On Monday night, the Senate Judiciary Committee announced that Christine Blasey Ford would have the opportunity to testify at a public hearing next Monday about her accusation that Brett Kavanaugh sexually assaulted her when the two were high-school students, and Kavanaugh will have a chance to respond.
But the senators weighing the claims can’t seem to articulate any objective standards or a burden of proof that must be met. Arizona Republican senator Jeff Flake said he would vote against Kavanaugh if he concludes the allegation is true. But he didn’t provide any specifics about how he would assess the veracity of the claim of assault from 1982, which Ford did not mention to anyone until 2012.
“It’s very difficult,” Flake said, when asked about how he would evaluate the claim. “It’s the process we have,” he said of public hearings. “What I just insisted on is that we not have a vote. I would have voted ‘no’ this week, absent her being able to tell her story. So I’m glad she’s going to be able to. I may conclude afterwards that you know he should go on and fill that seat. I may not.”
Democratic senator Tim Kaine of Virginia, who has already decided to vote against Kavanaugh, said that “elements of the charge” have “validation and corroboration,” specifically citing the fact that Ford had told a therapist about an assault in 2012 (though Kavanaugh is not mentioned by name in the therapist’s notes) and that the alleged accomplice in the assault, Mark Judge, has “written a book about how he went through high school blackout drinking.”
When I asked Kaine if there was anything a truly innocent person could do to prove his innocence here, Kaine replied: “That’s kind of very hypothetical.”
When Democratic senator and Judiciary Committee member Richard Blumenthal of Connecticut was asked how he would evaluate the accusation, he seemed to have already made his mind up. “I believe the survivor,” Blumenthal said. “This woman has demonstrated that she’s willing to endure a nightmare of intense and hostile scrutiny.”

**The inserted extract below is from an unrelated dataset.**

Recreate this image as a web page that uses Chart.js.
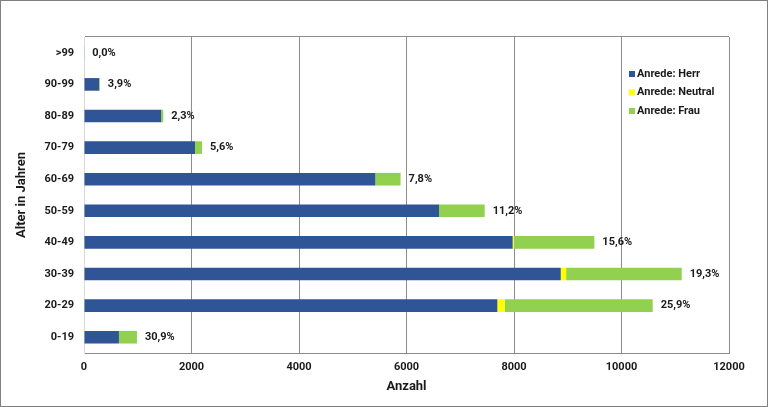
<!DOCTYPE html>
<html>
<head>
<meta charset="utf-8">
<script src="https://cdn.jsdelivr.net/npm/chart.js@4"></script>
<style>
  html, body { margin: 0; padding: 0; background: #fff; }
  #wrap { width: 768px; height: 407px; position: relative; }
</style>
</head>
<body>
<div id="wrap"><canvas id="age-chart"></canvas></div>
<script>
// categories, top to bottom
const ageGroups = ['>99', '90-99', '80-89', '70-79', '60-69', '50-59', '40-49', '30-39', '20-29', '0-19'];

// counts per salutation
const herrValues    = [0, 280, 1435, 2065, 5420, 6605, 7975, 8870, 7690, 650];
const neutralValues = [0, 0, 0, 0, 0, 0, 20, 100, 140, 0];
const frauValues    = [5, 15, 40, 130, 470, 850, 1500, 2150, 2750, 335];

// percentage labels at the end of each bar
const pctLabels = ['0,0%', '3,9%', '2,3%', '5,6%', '7,8%', '11,2%', '15,6%', '19,3%', '25,9%', '30,9%'];

const xTicks = [0, 2000, 4000, 6000, 8000, 10000, 12000];

const gridGray = '#8c8c8c';
const textColor = '#1a1a1a';
const fontFamily = 'Roboto, "Liberation Sans", sans-serif';

// frame round the whole picture
const framePlugin = {
    id: 'frame',
    afterDraw(chart) {
        const ctx = chart.ctx;
        ctx.save();
        ctx.strokeStyle = '#7f7f7f';
        ctx.lineWidth = 1;
        ctx.strokeRect(0.5, 0.5, chart.width - 1, chart.height - 1);
        ctx.restore();
    }
};

// percent text after every bar
const pctPlugin = {
    id: 'pctLabels',
    afterDatasetsDraw(chart) {
        const ctx = chart.ctx;
        const xs = chart.scales.x;
        const ys = chart.scales.y;
        ctx.save();
        ctx.font = 'bold 11px ' + fontFamily;
        ctx.fillStyle = textColor;
        ctx.textBaseline = 'middle';
        ctx.textAlign = 'left';
        pctLabels.forEach((txt, i) => {
            const total = herrValues[i] + neutralValues[i] + frauValues[i];
            ctx.fillText(txt, xs.getPixelForValue(total) + 8, ys.getPixelForValue(i));
        });
        ctx.restore();
    }
};

// legend drawn inside the plot, top right
const innerLegend = {
    id: 'innerLegend',
    afterDraw(chart) {
        const ctx = chart.ctx;
        const area = chart.chartArea;
        const x0 = area.right - 100;
        let y = area.top + 37;
        ctx.save();
        ctx.font = 'bold 11px ' + fontFamily;
        ctx.textBaseline = 'middle';
        chart.data.datasets.forEach(ds => {
            ctx.fillStyle = ds.backgroundColor;
            ctx.fillRect(x0, y - 3, 6, 6);
            ctx.fillStyle = textColor;
            ctx.fillText(ds.label, x0 + 8, y);
            y += 18.5;
        });
        ctx.restore();
    }
};

new Chart(document.getElementById('age-chart').getContext('2d'), {
    type: 'bar',
    data: {
        labels: ageGroups,
        datasets: [
            { label: 'Anrede: Herr', data: herrValues, backgroundColor: '#2F5597' },
            { label: 'Anrede: Neutral', data: neutralValues, backgroundColor: '#FFFF00' },
            { label: 'Anrede: Frau', data: frauValues, backgroundColor: '#92D050' }
        ]
    },
    options: {
        indexAxis: 'y',
        responsive: true,
        maintainAspectRatio: false,
        animation: false,
        datasets: {
            bar: { categoryPercentage: 1, barPercentage: 0.4 }
        },
        layout: { padding: { left: 14, right: 39, top: 37, bottom: 12 } },
        scales: {
            x: {
                stacked: true,
                min: 0,
                max: 12000,
                afterBuildTicks(scale) {
                    scale.ticks = xTicks.map(v => ({ value: v }));
                },
                afterFit(scale) { scale.height = 42; },
                ticks: {
                    color: textColor,
                    padding: 8,
                    callback: v => String(v),
                    font: { family: fontFamily, size: 11, weight: 'bold' }
                },
                grid: { color: gridGray, drawTicks: false },
                border: { color: gridGray },
                title: {
                    display: true,
                    text: 'Anzahl',
                    color: textColor,
                    padding: 0,
                    font: { family: fontFamily, size: 13, weight: 'bold' }
                }
            },
            y: {
                stacked: true,
                afterFit(scale) { scale.width = 70; },
                ticks: {
                    color: textColor,
                    padding: 10,
                    font: { family: fontFamily, size: 11, weight: 'bold' }
                },
                grid: {
                    drawTicks: false,
                    color: c => c.index === 0 ? gridGray : 'rgba(0,0,0,0)'
                },
                border: { color: '#d9d9d9' },
                title: {
                    display: true,
                    text: 'Alter in Jahren',
                    color: textColor,
                    padding: 0,
                    font: { family: fontFamily, size: 13, weight: 'bold' }
                }
            }
        },
        plugins: {
            legend: { display: false },
            tooltip: { enabled: false }
        }
    },
    plugins: [pctPlugin, innerLegend, framePlugin]
});
</script>
</body>
</html>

But Blumenthal couldn’t say how an innocent person could clear his name in these circumstances:
Blumenthal: You know, this nominee is for the highest court in the land. And a lifetime appointment. There’s no margin of error here.
TWS: So there’s no way to prove your innocence here?
Blumenthal: We need to do the full fact-finding, and I’m not speculating on what the standard should be. But we need to know the facts.
TWS: So you don’t know how an innocent person could prove his innocence in this situation? I mean, if it was yourself and a 35-year-old accusation from one person, how would you prove your innocence here?
Blumenthal: The investigation has to talk to the witnesses who were there at the time, has to include all records and other evidence. That’s the way cases are done. That’s the way cases are proven.
From Harvey Weinstein to Roy Moore to Les Moonves, the #MeToo movement has been successful in meting out justice in the court of public opinion because many of the cases involved multiple women providing testimony of wrongdoing, and contemporaneous accounts of assaults that had been given to friends and family who similarly went on the record. In the case of Ford v. Kavanaugh, Democratic senators now seem ready to embrace the principle that a single accusation that wasn’t told to anyone until the accused was a prominent public figure 30 years later is enough to destroy the reputation and career of the accused. The real question now is if, lacking corroboration of the assault allegation, any Republicans will join them in embracing this new standard for Supreme Court nominees and public officials everywhere.